= List of accidents and incidents at London King's Cross railway station =

Since it opened in 1852, there have been a number of accidents at London King's Cross railway station. Accidents occurring at King's Cross St Pancras tube station are not covered.

==1855==
On 18 January 1855, the axle of a North British Railway six-wheel carriage broke as the train was passing through Gasworks Tunnel. The cause found to be that the axle was made from defective materials. On 20 August 1855, a passenger train collided with the buffer stops at a speed of 3 mph due to driver error. Several passengers sustained slight injuries.

==1860==
On 30 May 1860, an excursion train collided with the buffer stops. About fourteen people were injured. On 1 November 1860, the boiler of a locomotive exploded. The locomotive formerly belonged to the Eastern Counties Railway and had been named The Albion. It had been sold to a contractor and was being used in the construction of the Metropolitan Railway. The crown plate of the locomotive's firebox was found to be defective. Two people were killed, and three were injured, with one getting a serious injury.

==1865==
On 2 November 1865, a coal train became divided at the station. The rear portion ran back and ran through the buffer stops. One person was injured.

==1873==
On 30 October 1873, a passenger train stalled on leaving the station and ran back. The following passenger train collided with it. Several people were injured, one seriously.

==1875==
On 22 March 1875, a passenger train was derailed entering Gasworks Tunnel. Some passengers were injured.

==1878==
On 8 January 1878, a freight train became divided. The rear portion ran back and collided with a passenger train. Three people were severely injured.

==1881==
On 9 April 1881, a passenger train collided with the rear of an empty stock train in Gasworks Tunnel. One person was injured.
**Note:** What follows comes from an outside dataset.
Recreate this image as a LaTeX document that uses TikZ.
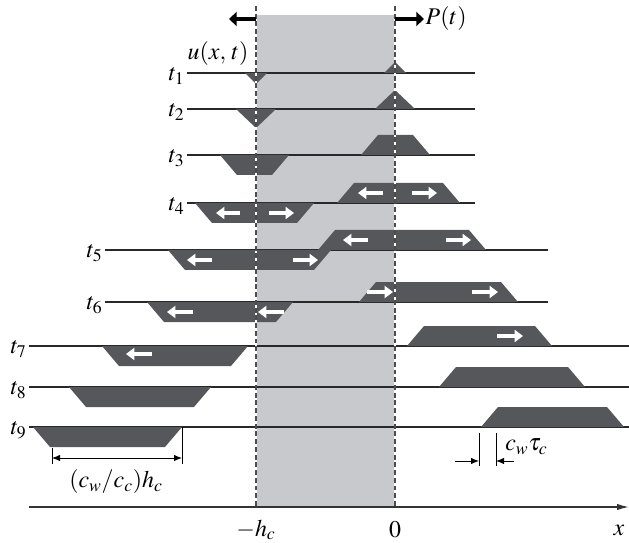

On 15 September 1881, a light engine and a coal train collided near the mouth of Copenhagen Tunnel due to a signalman's error. One person was killed and one was severely injured.

==1884==
On 8 November 1884, an empty stock train collided with a rake of carriages. One person was injured. The driver claimed brake failure as the cause.

==1885==
On 30 June 1885, a freight train and a passenger train collided at the mouth of Gasworks Tunnel. No injuries were reported.

==1893==
On 23 December 1893, a passenger train ran into an empty stock train on leaving the station due to a signalman's error. Two people were injured.

==1896==
On 22 July 1896, a passenger train was derailed when leaving the station. One carriage overturned. Twenty people were injured; two people suffered broken arms.

==1897==
On 10 March 1897, an excursion train collided with the buffer stops. Twelve people were injured.

==1901==
On 28 December 1901, a passenger train and a freight train collided due to a signal displaying a false clear indication, having failed to return to danger when commanded. Five people were injured.

==1932==
On 12 July 1932, a London and North Eastern Railway passenger train ran back in a tunnel and was derailed by catch points, fouling an adjacent line. A London, Midland and Scottish Railway freight train then collided with the derailed carriages and was also derailed. There were no injuries.

==1945==
On 4 February 1945, a passenger train to Leeds and Bradford stalled in Gasworks Tunnel, ran back and was derailed in the station. Two people were killed and 25 were injured. Services were not fully restored to the station until 23 February.

==2003==
On 16 September 2003, a passenger train was derailed due to a signalman's error, compounded by a maintenance error. There were no injuries.

==2015==
On 17 September 2015, a passenger train collided with the buffer stops at platform 11 at a speed of 7.5 mph. The train was operated by Class 317 electric multiple unit No. 317 346. Fourteen passengers were injured.

==2017==
On 15 August 2017, a passenger train operated by a Class 387 electric multiple unit collided with the buffer stops on platform 9. Two passengers were injured.